- _SUPPLIED MATERIAL_
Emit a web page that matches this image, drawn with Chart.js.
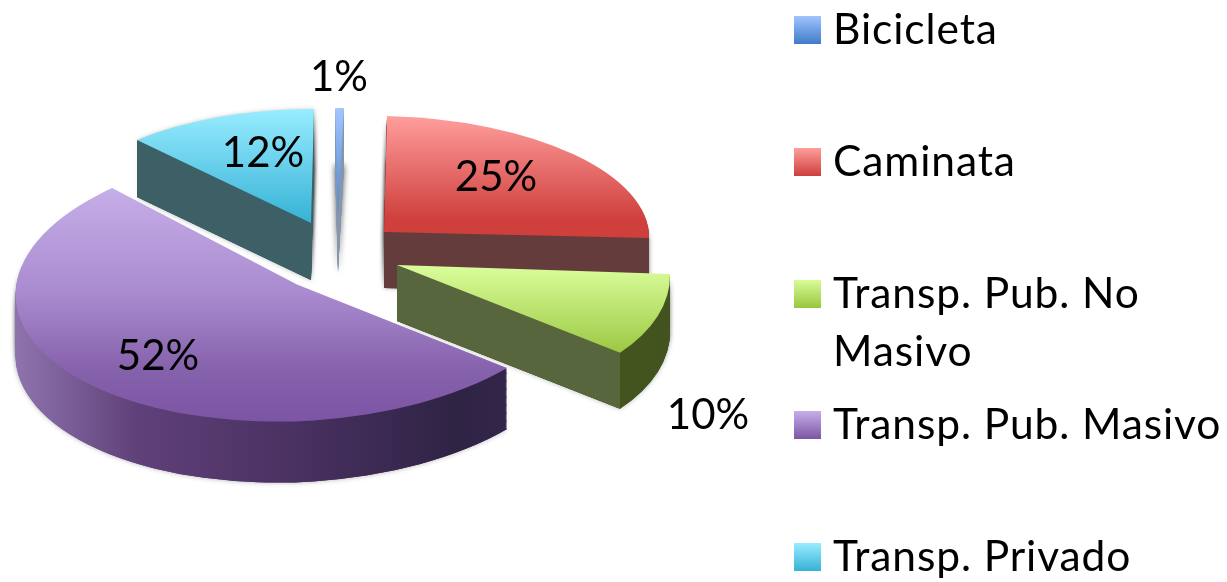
<!DOCTYPE html>
<html>
<head>
<meta charset="utf-8">
<style>html,body{margin:0;padding:0;background:#fff}#w{width:1227px;height:582px}</style>
<script src="https://cdn.jsdelivr.net/npm/chart.js@4/dist/chart.umd.min.js"></script>
</head>
<body>
<div id="w"><canvas id="c" width="1227" height="582"></canvas></div>
<script>
const categories = ['Bicicleta', 'Caminata', 'Transp. Pub. No Masivo', 'Transp. Pub. Masivo', 'Transp. Privado'];
const shares = [1, 25, 10, 52, 12];
const baseColors = ['#6f9fe4', '#e06a68', '#bfe46c', '#a07fc8', '#62cfe8'];

/* styling / projection of each exploded slice */
const topStops = [
  [[0,'#a4c6ff'],[1,'#4a86d0']],
  [[0,'#ff9e9c'],[.85,'#cf3f3c'],[1,'#cf3f3c']],
  [[0,'#d8fc98'],[1,'#9cc844']],
  [[0,'#c6aee8'],[.45,'#a98bcf'],[.78,'#8662ac'],[1,'#7c55a5']],
  [[0,'#98ecff'],[1,'#36b2d6']]
];
const swatchStops = [
  [[0,'#a0c4ff'],[1,'#3f7cc8']],
  [[0,'#ff9e9c'],[1,'#cc3f3c']],
  [[0,'#d8fc98'],[1,'#98c63e']],
  [[0,'#c6aee8'],[1,'#7c55a5']],
  [[0,'#98ecff'],[1,'#36b2d6']]
];
const poses = [
  {m:[143,0,-6,107],   c:[338,215],   depth:57, top:[108,215], wall:[[0,'#8e9db0'],[1,'#7d8ea8']], face:null, fc:null, blur:6, shade:.7, shadeMin:50},
  {m:[265,6,-3,116],   c:[384,232],   depth:56, top:[116,238], wall:[[0,'#643c3c'],[1,'#643c3c']], face:'end', fc:'#643c3c', blur:5, shade:.3, shadeMin:0},
  {m:[273,9,3.6,137],  c:[397,265],   depth:56, top:[268,353], wall:[[0,'#50601f'],[1,'#42531f']], face:'end', fc:'#57663c', blur:5, shade:.3, shadeMin:0},
  {m:[280,3.6,-28,137],c:[297,284.5], depth:61, top:[188,420], wall:[[0,'#8e74ad'],[.25,'#604079'],[.6,'#47305f'],[.9,'#2f2344'],[1,'#32254a']], face:null, fc:null, wx:[15,505], blur:5, shade:.3, shadeMin:0},
  {m:[256.7,6.9,-19.2,113.8], c:[311,223], depth:57, top:[109,223], wall:[[0,'#3d5f66'],[1,'#3d5f66']], face:'start', fc:'#3d5f66', blur:5, shade:.3, shadeMin:0}
];
const drawOrder = [4, 0, 1, 2, 3];
const labelPos = [[339,77],[496,177],[708,415],[158,356],[263,153]];
const legendRows = [[30],[162],[294,352],[425],[557]];
const legendLines = [['Bicicleta'],['Caminata'],['Transp. Pub. No','Masivo'],['Transp. Pub. Masivo'],['Transp. Privado']];
const LABEL_FONT = '42px Lato, Carlito, sans-serif';
const LEGEND_FONT = '42.5px Lato, Carlito, sans-serif';

function gradFor(ctx, el, r, row, base, v0, v1, stops) {
  const rx = row[0]/r, ry = row[1]/r, n = rx*rx + ry*ry;
  const g = ctx.createLinearGradient(
    el.x + rx*(v0-base)/n, el.y + ry*(v0-base)/n,
    el.x + rx*(v1-base)/n, el.y + ry*(v1-base)/n);
  stops.forEach(s => g.addColorStop(s[0], s[1]));
  return g;
}
function drawWith(el, ctx, fill) {
  const saved = el.options;
  el.options = {backgroundColor: fill, borderColor:'transparent', borderWidth:0, borderAlign:'center',
    borderDash:[], borderDashOffset:0, borderJoinStyle:'round', spacing:0, offset:0, borderRadius:0, circular:true};
  el.draw(ctx);
  el.options = saved;
}
const slice3d = {
  id: 'slice3d',
  beforeDatasetsDraw(chart) {
    const ctx = chart.ctx, arcs = chart.getDatasetMeta(0).data;
    drawOrder.forEach(i => {
      const el = arcs[i], p = poses[i], r = el.outerRadius, [a,b,c,d] = p.m;
      const place = dy => {
        ctx.translate(p.c[0], p.c[1] + dy);
        ctx.transform(a/r, b/r, c/r, d/r, 0, 0);
        ctx.translate(-el.x, -el.y);
      };
      const xs = p.wx || [p.c[0]-Math.abs(a), p.c[0]+Math.abs(a)];
      const wallFill = gradFor(ctx, el, r, [a,c], p.c[0], xs[0], xs[1], p.wall);
      /* soft shadow */
      for (let dy = p.depth; dy > p.shadeMin; dy -= 8) {
        ctx.save();
        ctx.shadowColor = 'rgba(0,0,0,' + p.shade + ')'; ctx.shadowBlur = p.blur;
        place(dy); drawWith(el, ctx, wallFill);
        ctx.restore();
      }
      /* extruded body */
      for (let dy = p.depth; dy > 0; dy--) {
        ctx.save(); place(dy); drawWith(el, ctx, wallFill); ctx.restore();
      }
      /* flat cut face */
      if (p.face) {
        const ang = p.face === 'start' ? el.startAngle : el.endAngle;
        const ux = Math.cos(ang), uy = Math.sin(ang);
        const ex = p.c[0] + a*ux + c*uy, ey = p.c[1] + b*ux + d*uy;
        ctx.save();
        ctx.fillStyle = p.fc;
        ctx.beginPath();
        ctx.moveTo(p.c[0], p.c[1]);
        ctx.lineTo(ex, ey);
        ctx.lineTo(ex, ey + p.depth);
        ctx.lineTo(p.c[0], p.c[1] + p.depth);
        ctx.closePath(); ctx.fill();
        ctx.restore();
      }
      /* top surface */
      ctx.save();
      place(0);
      drawWith(el, ctx, gradFor(ctx, el, r, [b,d], p.c[1], p.top[0], p.top[1], topStops[i]));
      ctx.restore();
    });
    return false;
  },
  afterDraw(chart) {
    const ctx = chart.ctx;
    ctx.save();
    ctx.font = LABEL_FONT; ctx.fillStyle = '#000'; ctx.textBaseline = 'middle';
    ctx.textAlign = 'center';
    shares.forEach((v, i) => ctx.fillText(v + '%', labelPos[i][0], labelPos[i][1]));
    ctx.textAlign = 'left';
    ctx.font = LEGEND_FONT;
    ctx.letterSpacing = '0.9px';
    categories.forEach((name, i) => {
      const y0 = legendRows[i][0];
      const g = ctx.createLinearGradient(0, y0-14, 0, y0+14);
      swatchStops[i].forEach(s => g.addColorStop(s[0], s[1]));
      ctx.fillStyle = g;
      ctx.fillRect(794, y0-14, 27, 28);
      ctx.fillStyle = '#000';
      legendLines[i].forEach((line, k) => ctx.fillText(line, 833, legendRows[i][k]));
    });
    ctx.restore();
  }
};
new Chart(document.getElementById('c'), {
  type: 'pie',
  data: { labels: categories, datasets: [{ data: shares, backgroundColor: baseColors, borderWidth: 0, rotation: -3.6 }] },
  options: {
    responsive: false, animation: false,
    layout: { padding: 0 },
    plugins: { legend: { display: false }, tooltip: { enabled: false } }
  },
  plugins: [slice3d]
});
</script>
</body>
</html>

- _TASK BRIEF_
Write the lines above out again exactly, without any of their pictures.

- _ANSWER TO THE EXERCISE_
Emit a web page that matches this image, drawn with Chart.js.
<!DOCTYPE html>
<html>
<head>
<meta charset="utf-8">
<style>html,body{margin:0;padding:0;background:#fff}#w{width:1227px;height:582px}</style>
<script src="https://cdn.jsdelivr.net/npm/chart.js@4/dist/chart.umd.min.js"></script>
</head>
<body>
<div id="w"><canvas id="c" width="1227" height="582"></canvas></div>
<script>
const categories = ['Bicicleta', 'Caminata', 'Transp. Pub. No Masivo', 'Transp. Pub. Masivo', 'Transp. Privado'];
const shares = [1, 25, 10, 52, 12];
const baseColors = ['#6f9fe4', '#e06a68', '#bfe46c', '#a07fc8', '#62cfe8'];

/* styling / projection of each exploded slice */
const topStops = [
  [[0,'#a4c6ff'],[1,'#4a86d0']],
  [[0,'#ff9e9c'],[.85,'#cf3f3c'],[1,'#cf3f3c']],
  [[0,'#d8fc98'],[1,'#9cc844']],
  [[0,'#c6aee8'],[.45,'#a98bcf'],[.78,'#8662ac'],[1,'#7c55a5']],
  [[0,'#98ecff'],[1,'#36b2d6']]
];
const swatchStops = [
  [[0,'#a0c4ff'],[1,'#3f7cc8']],
  [[0,'#ff9e9c'],[1,'#cc3f3c']],
  [[0,'#d8fc98'],[1,'#98c63e']],
  [[0,'#c6aee8'],[1,'#7c55a5']],
  [[0,'#98ecff'],[1,'#36b2d6']]
];
const poses = [
  {m:[143,0,-6,107],   c:[338,215],   depth:57, top:[108,215], wall:[[0,'#8e9db0'],[1,'#7d8ea8']], face:null, fc:null, blur:6, shade:.7, shadeMin:50},
  {m:[265,6,-3,116],   c:[384,232],   depth:56, top:[116,238], wall:[[0,'#643c3c'],[1,'#643c3c']], face:'end', fc:'#643c3c', blur:5, shade:.3, shadeMin:0},
  {m:[273,9,3.6,137],  c:[397,265],   depth:56, top:[268,353], wall:[[0,'#50601f'],[1,'#42531f']], face:'end', fc:'#57663c', blur:5, shade:.3, shadeMin:0},
  {m:[280,3.6,-28,137],c:[297,284.5], depth:61, top:[188,420], wall:[[0,'#8e74ad'],[.25,'#604079'],[.6,'#47305f'],[.9,'#2f2344'],[1,'#32254a']], face:null, fc:null, wx:[15,505], blur:5, shade:.3, shadeMin:0},
  {m:[256.7,6.9,-19.2,113.8], c:[311,223], depth:57, top:[109,223], wall:[[0,'#3d5f66'],[1,'#3d5f66']], face:'start', fc:'#3d5f66', blur:5, shade:.3, shadeMin:0}
];
const drawOrder = [4, 0, 1, 2, 3];
const labelPos = [[339,77],[496,177],[708,415],[158,356],[263,153]];
const legendRows = [[30],[162],[294,352],[425],[557]];
const legendLines = [['Bicicleta'],['Caminata'],['Transp. Pub. No','Masivo'],['Transp. Pub. Masivo'],['Transp. Privado']];
const LABEL_FONT = '42px Lato, Carlito, sans-serif';
const LEGEND_FONT = '42.5px Lato, Carlito, sans-serif';

function gradFor(ctx, el, r, row, base, v0, v1, stops) {
  const rx = row[0]/r, ry = row[1]/r, n = rx*rx + ry*ry;
  const g = ctx.createLinearGradient(
    el.x + rx*(v0-base)/n, el.y + ry*(v0-base)/n,
    el.x + rx*(v1-base)/n, el.y + ry*(v1-base)/n);
  stops.forEach(s => g.addColorStop(s[0], s[1]));
  return g;
}
function drawWith(el, ctx, fill) {
  const saved = el.options;
  el.options = {backgroundColor: fill, borderColor:'transparent', borderWidth:0, borderAlign:'center',
    borderDash:[], borderDashOffset:0, borderJoinStyle:'round', spacing:0, offset:0, borderRadius:0, circular:true};
  el.draw(ctx);
  el.options = saved;
}
const slice3d = {
  id: 'slice3d',
  beforeDatasetsDraw(chart) {
    const ctx = chart.ctx, arcs = chart.getDatasetMeta(0).data;
    drawOrder.forEach(i => {
      const el = arcs[i], p = poses[i], r = el.outerRadius, [a,b,c,d] = p.m;
      const place = dy => {
        ctx.translate(p.c[0], p.c[1] + dy);
        ctx.transform(a/r, b/r, c/r, d/r, 0, 0);
        ctx.translate(-el.x, -el.y);
      };
      const xs = p.wx || [p.c[0]-Math.abs(a), p.c[0]+Math.abs(a)];
      const wallFill = gradFor(ctx, el, r, [a,c], p.c[0], xs[0], xs[1], p.wall);
      /* soft shadow */
      for (let dy = p.depth; dy > p.shadeMin; dy -= 8) {
        ctx.save();
        ctx.shadowColor = 'rgba(0,0,0,' + p.shade + ')'; ctx.shadowBlur = p.blur;
        place(dy); drawWith(el, ctx, wallFill);
        ctx.restore();
      }
      /* extruded body */
      for (let dy = p.depth; dy > 0; dy--) {
        ctx.save(); place(dy); drawWith(el, ctx, wallFill); ctx.restore();
      }
      /* flat cut face */
      if (p.face) {
        const ang = p.face === 'start' ? el.startAngle : el.endAngle;
        const ux = Math.cos(ang), uy = Math.sin(ang);
        const ex = p.c[0] + a*ux + c*uy, ey = p.c[1] + b*ux + d*uy;
        ctx.save();
        ctx.fillStyle = p.fc;
        ctx.beginPath();
        ctx.moveTo(p.c[0], p.c[1]);
        ctx.lineTo(ex, ey);
        ctx.lineTo(ex, ey + p.depth);
        ctx.lineTo(p.c[0], p.c[1] + p.depth);
        ctx.closePath(); ctx.fill();
        ctx.restore();
      }
      /* top surface */
      ctx.save();
      place(0);
      drawWith(el, ctx, gradFor(ctx, el, r, [b,d], p.c[1], p.top[0], p.top[1], topStops[i]));
      ctx.restore();
    });
    return false;
  },
  afterDraw(chart) {
    const ctx = chart.ctx;
    ctx.save();
    ctx.font = LABEL_FONT; ctx.fillStyle = '#000'; ctx.textBaseline = 'middle';
    ctx.textAlign = 'center';
    shares.forEach((v, i) => ctx.fillText(v + '%', labelPos[i][0], labelPos[i][1]));
    ctx.textAlign = 'left';
    ctx.font = LEGEND_FONT;
    ctx.letterSpacing = '0.9px';
    categories.forEach((name, i) => {
      const y0 = legendRows[i][0];
      const g = ctx.createLinearGradient(0, y0-14, 0, y0+14);
      swatchStops[i].forEach(s => g.addColorStop(s[0], s[1]));
      ctx.fillStyle = g;
      ctx.fillRect(794, y0-14, 27, 28);
      ctx.fillStyle = '#000';
      legendLines[i].forEach((line, k) => ctx.fillText(line, 833, legendRows[i][k]));
    });
    ctx.restore();
  }
};
new Chart(document.getElementById('c'), {
  type: 'pie',
  data: { labels: categories, datasets: [{ data: shares, backgroundColor: baseColors, borderWidth: 0, rotation: -3.6 }] },
  options: {
    responsive: false, animation: false,
    layout: { padding: 0 },
    plugins: { legend: { display: false }, tooltip: { enabled: false } }
  },
  plugins: [slice3d]
});
</script>
</body>
</html>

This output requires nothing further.